Canadian politician (1898–1964)

Gordon Peter Campbell (3 October 1898 – 16 January 1964) was a Canadian politician, lawyer and businessman.

== Biography ==
A lawyer by profession, he was senior partner at the Toronto firm of Campbell, Godfrey and Lewtas.

Campbell was a senior fundraiser for the Liberal Party of Canada and managed the party's financial affairs during the 1940 federal election.

In the 1930s he founded the Centurian Club, a non-partisan service organization with a mandate to interest young people in politics.

Campbell was born in Ridgetown, Ontario. As a youth, he earned pocket money by working in the general store and operating a dance hall with friends that, on one occasion, featured a young Guy Lombardo conducting the orchestra.

He graduated from Osgoode Hall Law School in 1923 and became a junior partner in the Toronto firm of Arnoldi, Parry and Campbell. He initially focussed on litigation but later switched to corporate and taxation law.

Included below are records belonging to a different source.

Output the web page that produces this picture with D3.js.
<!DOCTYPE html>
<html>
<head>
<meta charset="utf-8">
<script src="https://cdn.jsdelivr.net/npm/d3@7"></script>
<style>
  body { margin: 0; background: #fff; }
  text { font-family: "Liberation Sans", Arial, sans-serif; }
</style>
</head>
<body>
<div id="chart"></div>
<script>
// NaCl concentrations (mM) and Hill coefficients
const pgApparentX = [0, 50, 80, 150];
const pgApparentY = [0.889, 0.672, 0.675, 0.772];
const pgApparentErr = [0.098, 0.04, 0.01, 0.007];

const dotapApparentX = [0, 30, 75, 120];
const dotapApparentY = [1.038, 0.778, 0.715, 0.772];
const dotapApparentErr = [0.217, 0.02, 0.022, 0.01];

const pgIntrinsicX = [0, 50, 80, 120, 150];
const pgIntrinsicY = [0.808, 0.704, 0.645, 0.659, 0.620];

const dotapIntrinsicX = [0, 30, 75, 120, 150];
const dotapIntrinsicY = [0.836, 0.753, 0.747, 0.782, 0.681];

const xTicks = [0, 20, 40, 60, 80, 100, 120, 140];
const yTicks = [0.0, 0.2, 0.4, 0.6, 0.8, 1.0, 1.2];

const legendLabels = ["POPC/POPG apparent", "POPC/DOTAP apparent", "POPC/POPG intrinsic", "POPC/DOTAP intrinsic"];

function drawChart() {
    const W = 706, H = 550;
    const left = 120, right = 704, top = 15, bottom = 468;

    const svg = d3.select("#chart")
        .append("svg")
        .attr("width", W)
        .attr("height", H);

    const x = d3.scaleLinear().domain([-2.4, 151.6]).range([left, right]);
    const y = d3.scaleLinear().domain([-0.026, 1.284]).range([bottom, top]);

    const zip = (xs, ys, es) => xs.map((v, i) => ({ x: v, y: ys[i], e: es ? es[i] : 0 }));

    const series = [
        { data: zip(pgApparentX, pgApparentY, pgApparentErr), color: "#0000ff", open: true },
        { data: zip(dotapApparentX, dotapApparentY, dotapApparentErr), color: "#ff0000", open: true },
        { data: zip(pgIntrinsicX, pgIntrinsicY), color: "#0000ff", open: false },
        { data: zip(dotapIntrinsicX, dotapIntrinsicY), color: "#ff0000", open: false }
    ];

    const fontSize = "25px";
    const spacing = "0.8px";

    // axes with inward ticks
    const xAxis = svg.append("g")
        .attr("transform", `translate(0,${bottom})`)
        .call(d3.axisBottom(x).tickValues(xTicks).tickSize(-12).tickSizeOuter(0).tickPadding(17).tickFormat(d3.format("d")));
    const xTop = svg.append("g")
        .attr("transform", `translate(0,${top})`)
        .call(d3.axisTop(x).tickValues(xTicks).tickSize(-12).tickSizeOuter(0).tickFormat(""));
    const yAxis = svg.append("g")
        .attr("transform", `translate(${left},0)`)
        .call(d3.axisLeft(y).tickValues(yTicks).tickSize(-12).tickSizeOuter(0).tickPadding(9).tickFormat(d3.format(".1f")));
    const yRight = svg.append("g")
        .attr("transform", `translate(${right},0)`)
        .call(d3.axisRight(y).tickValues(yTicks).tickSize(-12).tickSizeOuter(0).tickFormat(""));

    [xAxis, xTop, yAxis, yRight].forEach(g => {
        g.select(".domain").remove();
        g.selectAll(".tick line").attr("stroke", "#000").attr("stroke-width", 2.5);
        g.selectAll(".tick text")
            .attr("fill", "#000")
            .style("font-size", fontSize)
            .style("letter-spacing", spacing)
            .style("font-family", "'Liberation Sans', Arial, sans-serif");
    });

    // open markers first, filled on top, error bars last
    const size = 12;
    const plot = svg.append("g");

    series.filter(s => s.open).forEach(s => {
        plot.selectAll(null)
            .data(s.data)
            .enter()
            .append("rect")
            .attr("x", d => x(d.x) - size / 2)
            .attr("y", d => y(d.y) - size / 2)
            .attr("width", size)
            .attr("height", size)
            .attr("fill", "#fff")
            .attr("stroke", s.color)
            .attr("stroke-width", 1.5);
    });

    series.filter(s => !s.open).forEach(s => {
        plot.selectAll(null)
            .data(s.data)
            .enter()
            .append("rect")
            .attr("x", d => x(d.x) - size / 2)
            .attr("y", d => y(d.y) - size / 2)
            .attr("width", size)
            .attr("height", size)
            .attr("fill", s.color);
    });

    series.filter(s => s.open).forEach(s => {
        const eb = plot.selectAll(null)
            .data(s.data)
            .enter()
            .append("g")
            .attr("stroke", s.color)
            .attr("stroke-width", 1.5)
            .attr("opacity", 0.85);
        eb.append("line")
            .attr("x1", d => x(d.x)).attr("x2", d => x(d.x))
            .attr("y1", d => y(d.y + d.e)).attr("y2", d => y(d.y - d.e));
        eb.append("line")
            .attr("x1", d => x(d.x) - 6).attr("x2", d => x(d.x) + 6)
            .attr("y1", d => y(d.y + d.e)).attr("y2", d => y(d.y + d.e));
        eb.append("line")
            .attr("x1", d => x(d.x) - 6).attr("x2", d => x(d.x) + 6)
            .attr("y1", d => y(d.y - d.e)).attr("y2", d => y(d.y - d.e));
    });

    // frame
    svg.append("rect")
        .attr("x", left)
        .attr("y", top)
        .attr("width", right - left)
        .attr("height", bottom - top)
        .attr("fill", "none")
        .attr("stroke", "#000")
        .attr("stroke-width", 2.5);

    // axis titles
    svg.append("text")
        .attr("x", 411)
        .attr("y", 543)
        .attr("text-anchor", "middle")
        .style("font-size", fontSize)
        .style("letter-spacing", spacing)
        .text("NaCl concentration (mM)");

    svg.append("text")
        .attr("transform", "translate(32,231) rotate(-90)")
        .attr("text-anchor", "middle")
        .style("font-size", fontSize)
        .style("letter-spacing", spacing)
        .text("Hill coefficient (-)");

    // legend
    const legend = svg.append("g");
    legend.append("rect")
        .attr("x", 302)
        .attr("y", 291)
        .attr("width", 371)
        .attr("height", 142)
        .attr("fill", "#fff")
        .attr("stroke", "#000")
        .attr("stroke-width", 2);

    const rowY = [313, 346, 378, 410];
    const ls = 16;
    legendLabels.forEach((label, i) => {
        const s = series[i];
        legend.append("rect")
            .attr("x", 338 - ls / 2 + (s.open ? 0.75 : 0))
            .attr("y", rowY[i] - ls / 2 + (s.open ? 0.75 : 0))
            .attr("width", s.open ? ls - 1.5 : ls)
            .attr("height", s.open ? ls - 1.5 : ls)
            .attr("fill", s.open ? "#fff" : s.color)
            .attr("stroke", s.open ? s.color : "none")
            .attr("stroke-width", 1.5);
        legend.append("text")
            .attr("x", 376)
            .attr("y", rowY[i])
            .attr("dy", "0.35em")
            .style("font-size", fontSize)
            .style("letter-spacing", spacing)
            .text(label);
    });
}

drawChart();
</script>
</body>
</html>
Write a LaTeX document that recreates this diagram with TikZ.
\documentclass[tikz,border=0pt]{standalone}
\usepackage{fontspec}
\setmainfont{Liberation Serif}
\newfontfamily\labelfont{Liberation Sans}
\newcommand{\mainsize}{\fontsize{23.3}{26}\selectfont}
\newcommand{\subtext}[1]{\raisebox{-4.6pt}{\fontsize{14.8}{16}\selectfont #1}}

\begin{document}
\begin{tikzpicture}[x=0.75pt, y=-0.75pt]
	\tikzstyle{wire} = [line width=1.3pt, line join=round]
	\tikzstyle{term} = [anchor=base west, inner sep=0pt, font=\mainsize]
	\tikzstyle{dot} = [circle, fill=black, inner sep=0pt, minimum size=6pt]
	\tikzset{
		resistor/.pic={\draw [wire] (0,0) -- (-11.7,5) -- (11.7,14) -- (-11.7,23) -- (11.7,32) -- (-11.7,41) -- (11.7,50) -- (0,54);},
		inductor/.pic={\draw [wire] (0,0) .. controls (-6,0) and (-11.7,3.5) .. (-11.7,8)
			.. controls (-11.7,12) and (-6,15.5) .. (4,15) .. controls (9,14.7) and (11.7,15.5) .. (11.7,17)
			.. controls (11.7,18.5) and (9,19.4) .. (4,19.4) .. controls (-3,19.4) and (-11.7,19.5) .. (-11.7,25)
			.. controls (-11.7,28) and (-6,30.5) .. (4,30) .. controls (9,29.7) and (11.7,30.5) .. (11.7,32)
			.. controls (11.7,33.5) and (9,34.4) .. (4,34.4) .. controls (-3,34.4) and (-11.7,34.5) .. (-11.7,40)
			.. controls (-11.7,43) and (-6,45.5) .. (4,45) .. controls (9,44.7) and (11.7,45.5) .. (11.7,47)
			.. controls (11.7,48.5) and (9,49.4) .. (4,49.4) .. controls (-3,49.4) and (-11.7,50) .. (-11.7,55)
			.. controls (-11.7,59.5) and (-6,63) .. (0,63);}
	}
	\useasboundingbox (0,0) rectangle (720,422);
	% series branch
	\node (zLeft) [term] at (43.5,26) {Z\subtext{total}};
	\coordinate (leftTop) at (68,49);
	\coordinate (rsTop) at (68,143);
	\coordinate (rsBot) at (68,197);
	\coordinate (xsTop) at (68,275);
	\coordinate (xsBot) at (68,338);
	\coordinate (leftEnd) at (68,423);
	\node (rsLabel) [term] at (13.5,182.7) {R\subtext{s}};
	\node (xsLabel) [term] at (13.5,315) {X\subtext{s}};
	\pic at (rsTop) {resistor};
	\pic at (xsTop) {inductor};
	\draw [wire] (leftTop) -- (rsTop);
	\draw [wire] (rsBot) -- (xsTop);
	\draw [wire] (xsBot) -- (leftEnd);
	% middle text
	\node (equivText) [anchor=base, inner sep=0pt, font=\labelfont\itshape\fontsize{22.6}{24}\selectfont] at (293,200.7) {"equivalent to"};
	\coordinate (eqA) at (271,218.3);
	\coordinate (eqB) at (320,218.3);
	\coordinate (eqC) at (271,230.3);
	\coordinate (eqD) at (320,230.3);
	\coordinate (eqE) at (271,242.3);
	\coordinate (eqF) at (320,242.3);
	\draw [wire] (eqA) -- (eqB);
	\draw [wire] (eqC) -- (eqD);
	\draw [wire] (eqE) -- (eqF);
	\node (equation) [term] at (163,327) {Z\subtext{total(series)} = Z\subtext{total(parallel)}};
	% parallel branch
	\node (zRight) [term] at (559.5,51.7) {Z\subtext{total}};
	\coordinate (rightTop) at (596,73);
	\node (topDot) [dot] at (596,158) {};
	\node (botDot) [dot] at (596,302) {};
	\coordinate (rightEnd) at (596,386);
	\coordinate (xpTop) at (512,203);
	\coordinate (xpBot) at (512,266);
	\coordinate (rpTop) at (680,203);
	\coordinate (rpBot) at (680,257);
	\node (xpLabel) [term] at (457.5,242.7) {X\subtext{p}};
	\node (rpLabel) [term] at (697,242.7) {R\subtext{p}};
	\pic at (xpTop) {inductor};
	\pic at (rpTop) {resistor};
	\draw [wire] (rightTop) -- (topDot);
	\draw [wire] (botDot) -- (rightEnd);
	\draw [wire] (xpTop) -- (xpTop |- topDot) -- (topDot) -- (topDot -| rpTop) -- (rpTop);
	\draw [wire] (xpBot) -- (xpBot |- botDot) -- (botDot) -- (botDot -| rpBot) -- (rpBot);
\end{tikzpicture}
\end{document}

He became particularly involved with maritime law and served as counsel to the Lake Shipping Association and the East Elevators Association. He was one of the first proponents of offshore radio, and recommended that commercial radio stations be established off the coasts of Canada.

In the 1930s, he played a role in the drafting of the Canada Shipping Act of 1934, Canada's first attempt to regulate the shipping industry which had previously been regulated by laws inherited from Britain.

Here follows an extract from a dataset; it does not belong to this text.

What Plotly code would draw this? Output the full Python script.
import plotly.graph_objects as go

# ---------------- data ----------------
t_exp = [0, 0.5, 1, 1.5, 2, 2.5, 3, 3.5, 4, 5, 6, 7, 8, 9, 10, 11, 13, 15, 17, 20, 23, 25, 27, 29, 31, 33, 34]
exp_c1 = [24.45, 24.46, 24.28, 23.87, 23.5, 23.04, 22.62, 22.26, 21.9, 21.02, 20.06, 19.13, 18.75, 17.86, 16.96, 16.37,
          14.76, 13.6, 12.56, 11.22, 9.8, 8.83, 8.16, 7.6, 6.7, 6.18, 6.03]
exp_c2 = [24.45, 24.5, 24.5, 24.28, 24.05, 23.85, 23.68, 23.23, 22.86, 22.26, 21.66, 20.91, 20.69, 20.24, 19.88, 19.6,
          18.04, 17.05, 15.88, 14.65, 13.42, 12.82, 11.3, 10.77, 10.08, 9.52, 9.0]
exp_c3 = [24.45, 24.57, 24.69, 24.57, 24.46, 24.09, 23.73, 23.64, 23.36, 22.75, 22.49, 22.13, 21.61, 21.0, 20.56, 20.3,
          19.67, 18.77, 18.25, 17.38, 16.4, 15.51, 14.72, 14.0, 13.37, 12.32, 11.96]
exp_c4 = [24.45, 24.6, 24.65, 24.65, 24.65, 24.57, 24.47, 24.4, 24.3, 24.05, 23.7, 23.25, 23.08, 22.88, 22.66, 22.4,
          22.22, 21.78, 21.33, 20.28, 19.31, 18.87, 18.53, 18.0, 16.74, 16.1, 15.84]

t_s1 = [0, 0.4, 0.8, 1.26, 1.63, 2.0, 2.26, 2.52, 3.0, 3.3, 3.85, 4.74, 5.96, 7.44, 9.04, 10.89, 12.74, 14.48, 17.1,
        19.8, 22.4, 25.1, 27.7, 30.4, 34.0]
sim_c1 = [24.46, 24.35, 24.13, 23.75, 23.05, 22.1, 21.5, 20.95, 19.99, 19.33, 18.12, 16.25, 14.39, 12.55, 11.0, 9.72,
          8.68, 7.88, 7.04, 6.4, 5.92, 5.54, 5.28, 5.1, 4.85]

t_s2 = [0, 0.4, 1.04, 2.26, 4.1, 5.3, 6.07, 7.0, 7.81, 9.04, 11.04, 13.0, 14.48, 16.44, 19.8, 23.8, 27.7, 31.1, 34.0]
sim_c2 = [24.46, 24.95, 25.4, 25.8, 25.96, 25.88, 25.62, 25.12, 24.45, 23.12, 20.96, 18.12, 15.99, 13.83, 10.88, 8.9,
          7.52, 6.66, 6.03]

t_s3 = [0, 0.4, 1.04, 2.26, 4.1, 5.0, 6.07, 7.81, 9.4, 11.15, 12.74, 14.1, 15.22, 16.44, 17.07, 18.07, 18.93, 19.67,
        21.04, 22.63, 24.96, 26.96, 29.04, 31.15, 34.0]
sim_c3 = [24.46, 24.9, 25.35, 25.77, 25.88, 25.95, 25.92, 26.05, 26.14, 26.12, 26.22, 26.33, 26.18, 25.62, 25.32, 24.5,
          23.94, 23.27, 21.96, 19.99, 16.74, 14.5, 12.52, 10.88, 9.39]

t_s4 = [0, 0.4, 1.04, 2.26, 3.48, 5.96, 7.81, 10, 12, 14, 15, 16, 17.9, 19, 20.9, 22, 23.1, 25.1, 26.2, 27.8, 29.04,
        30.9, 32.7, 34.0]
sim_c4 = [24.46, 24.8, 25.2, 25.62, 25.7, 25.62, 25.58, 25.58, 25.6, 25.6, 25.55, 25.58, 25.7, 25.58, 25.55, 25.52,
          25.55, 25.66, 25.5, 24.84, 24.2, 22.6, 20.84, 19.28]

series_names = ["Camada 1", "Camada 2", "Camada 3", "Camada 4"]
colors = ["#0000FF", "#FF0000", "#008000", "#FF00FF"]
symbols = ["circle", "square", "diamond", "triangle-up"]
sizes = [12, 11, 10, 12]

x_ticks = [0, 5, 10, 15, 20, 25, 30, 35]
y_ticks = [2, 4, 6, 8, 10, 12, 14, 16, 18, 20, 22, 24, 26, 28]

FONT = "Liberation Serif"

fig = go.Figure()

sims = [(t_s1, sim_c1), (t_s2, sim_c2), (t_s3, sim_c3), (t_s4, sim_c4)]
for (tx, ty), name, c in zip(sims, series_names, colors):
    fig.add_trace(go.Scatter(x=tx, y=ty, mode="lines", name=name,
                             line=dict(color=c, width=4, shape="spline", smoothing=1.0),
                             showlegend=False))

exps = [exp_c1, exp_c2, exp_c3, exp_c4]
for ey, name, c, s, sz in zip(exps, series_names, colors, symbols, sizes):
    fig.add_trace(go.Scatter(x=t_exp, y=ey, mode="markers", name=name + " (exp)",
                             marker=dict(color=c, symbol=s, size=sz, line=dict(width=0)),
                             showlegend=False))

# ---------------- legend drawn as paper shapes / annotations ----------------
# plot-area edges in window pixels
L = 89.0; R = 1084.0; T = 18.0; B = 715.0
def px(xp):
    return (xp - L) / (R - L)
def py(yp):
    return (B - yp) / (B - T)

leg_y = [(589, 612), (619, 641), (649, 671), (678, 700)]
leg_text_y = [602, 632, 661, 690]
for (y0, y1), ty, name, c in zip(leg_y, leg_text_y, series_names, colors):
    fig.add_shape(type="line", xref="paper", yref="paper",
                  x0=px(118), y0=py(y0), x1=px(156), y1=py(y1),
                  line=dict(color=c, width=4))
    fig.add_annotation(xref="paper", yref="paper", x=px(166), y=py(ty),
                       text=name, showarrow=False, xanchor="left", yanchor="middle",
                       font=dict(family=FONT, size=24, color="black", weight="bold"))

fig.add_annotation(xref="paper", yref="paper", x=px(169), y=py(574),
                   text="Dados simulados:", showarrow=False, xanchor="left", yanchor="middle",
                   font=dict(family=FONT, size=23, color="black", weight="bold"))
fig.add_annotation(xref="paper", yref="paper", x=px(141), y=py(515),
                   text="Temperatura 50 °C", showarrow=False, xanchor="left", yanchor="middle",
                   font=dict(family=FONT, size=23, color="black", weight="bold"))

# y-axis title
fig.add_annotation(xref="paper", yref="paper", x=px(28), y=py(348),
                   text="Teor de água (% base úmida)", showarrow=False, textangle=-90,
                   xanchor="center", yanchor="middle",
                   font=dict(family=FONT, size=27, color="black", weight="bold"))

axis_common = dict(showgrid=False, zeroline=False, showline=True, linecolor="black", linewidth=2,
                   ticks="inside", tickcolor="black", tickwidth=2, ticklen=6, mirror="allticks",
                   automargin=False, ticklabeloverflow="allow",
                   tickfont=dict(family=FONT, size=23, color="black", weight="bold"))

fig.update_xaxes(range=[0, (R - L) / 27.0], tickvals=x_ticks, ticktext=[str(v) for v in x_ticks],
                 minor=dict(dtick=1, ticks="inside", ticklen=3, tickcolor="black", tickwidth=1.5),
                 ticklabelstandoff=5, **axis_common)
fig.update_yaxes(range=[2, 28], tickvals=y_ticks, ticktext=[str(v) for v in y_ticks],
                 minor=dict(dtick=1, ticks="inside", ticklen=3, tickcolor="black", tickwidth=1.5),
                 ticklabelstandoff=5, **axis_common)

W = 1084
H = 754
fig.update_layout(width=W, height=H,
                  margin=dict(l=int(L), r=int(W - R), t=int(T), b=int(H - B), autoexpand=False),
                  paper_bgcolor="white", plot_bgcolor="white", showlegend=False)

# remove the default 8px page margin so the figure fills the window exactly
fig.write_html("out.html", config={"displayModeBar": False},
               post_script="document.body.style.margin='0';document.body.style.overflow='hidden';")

He was named King's Counsel in 1939.

Campbell was appointed to the Senate by William Lyon Mackenzie King in 1943 and sat in the chamber as a Liberal until his death at the age of 65.

Later in his career, Campbell was vice-president of the Canadian Imperial Bank of Commerce and Crown Trust and was president of several shipping firms. He was also a director of Argus Corporation.

He played a role in the development of Collingwood, Ontario as a centre for skiing with his ownership of Blue Mountain Resorts Ltd.